Task details:
Check each line of the entries below for the string "this"; copy every line where it appears.

Dataset:
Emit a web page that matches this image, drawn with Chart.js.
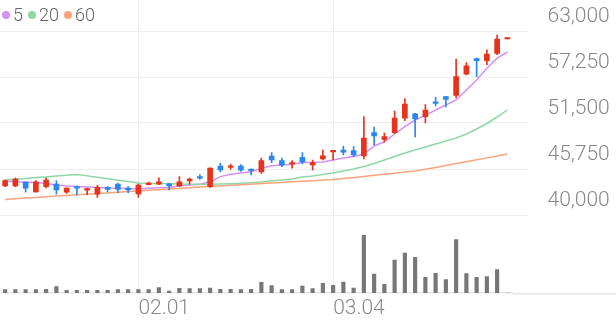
* * *
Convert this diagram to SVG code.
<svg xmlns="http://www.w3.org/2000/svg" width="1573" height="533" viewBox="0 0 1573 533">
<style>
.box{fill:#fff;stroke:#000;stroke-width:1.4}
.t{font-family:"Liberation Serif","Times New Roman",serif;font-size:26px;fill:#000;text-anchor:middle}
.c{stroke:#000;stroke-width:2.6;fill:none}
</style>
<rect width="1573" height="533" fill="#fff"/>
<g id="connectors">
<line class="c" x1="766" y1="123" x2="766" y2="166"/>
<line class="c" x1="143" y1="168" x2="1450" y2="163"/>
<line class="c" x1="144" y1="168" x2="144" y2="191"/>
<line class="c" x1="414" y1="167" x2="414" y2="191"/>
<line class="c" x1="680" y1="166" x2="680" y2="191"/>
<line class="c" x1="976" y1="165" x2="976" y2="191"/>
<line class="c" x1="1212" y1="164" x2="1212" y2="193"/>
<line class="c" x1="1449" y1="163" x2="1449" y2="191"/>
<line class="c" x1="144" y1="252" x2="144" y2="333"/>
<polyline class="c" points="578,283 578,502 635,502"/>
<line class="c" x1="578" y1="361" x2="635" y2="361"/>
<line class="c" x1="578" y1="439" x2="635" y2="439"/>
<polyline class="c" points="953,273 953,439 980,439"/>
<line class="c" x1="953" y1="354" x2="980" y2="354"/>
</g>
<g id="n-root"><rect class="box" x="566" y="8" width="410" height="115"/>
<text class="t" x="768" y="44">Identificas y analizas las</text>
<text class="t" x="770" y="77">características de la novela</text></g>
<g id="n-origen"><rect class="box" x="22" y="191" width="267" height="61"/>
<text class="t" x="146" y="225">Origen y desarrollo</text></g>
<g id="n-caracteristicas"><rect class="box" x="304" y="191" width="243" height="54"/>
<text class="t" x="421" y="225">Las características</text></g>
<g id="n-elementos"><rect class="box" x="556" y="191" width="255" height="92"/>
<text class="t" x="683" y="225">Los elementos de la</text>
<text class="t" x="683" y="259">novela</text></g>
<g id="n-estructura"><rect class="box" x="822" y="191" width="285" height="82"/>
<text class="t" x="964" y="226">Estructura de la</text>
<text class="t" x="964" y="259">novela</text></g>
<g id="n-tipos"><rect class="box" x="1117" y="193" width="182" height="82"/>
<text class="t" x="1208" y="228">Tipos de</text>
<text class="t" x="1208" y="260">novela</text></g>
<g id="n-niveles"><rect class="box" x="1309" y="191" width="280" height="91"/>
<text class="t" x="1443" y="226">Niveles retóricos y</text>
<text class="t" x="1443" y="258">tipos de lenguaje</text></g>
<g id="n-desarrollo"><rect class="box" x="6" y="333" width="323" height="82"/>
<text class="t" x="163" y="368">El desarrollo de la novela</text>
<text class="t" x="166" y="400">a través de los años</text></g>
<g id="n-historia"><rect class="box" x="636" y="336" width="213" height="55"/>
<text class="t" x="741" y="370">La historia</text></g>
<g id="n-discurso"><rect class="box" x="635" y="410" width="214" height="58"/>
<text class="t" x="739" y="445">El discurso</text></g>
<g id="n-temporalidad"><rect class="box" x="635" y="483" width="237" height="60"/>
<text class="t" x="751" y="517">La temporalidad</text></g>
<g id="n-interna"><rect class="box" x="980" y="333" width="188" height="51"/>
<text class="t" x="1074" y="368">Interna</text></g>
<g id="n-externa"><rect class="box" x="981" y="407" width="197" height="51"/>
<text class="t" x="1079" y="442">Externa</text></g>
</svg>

Exercise solution:
Emit a web page that matches this image, drawn with Chart.js.
Convert this diagram to SVG code.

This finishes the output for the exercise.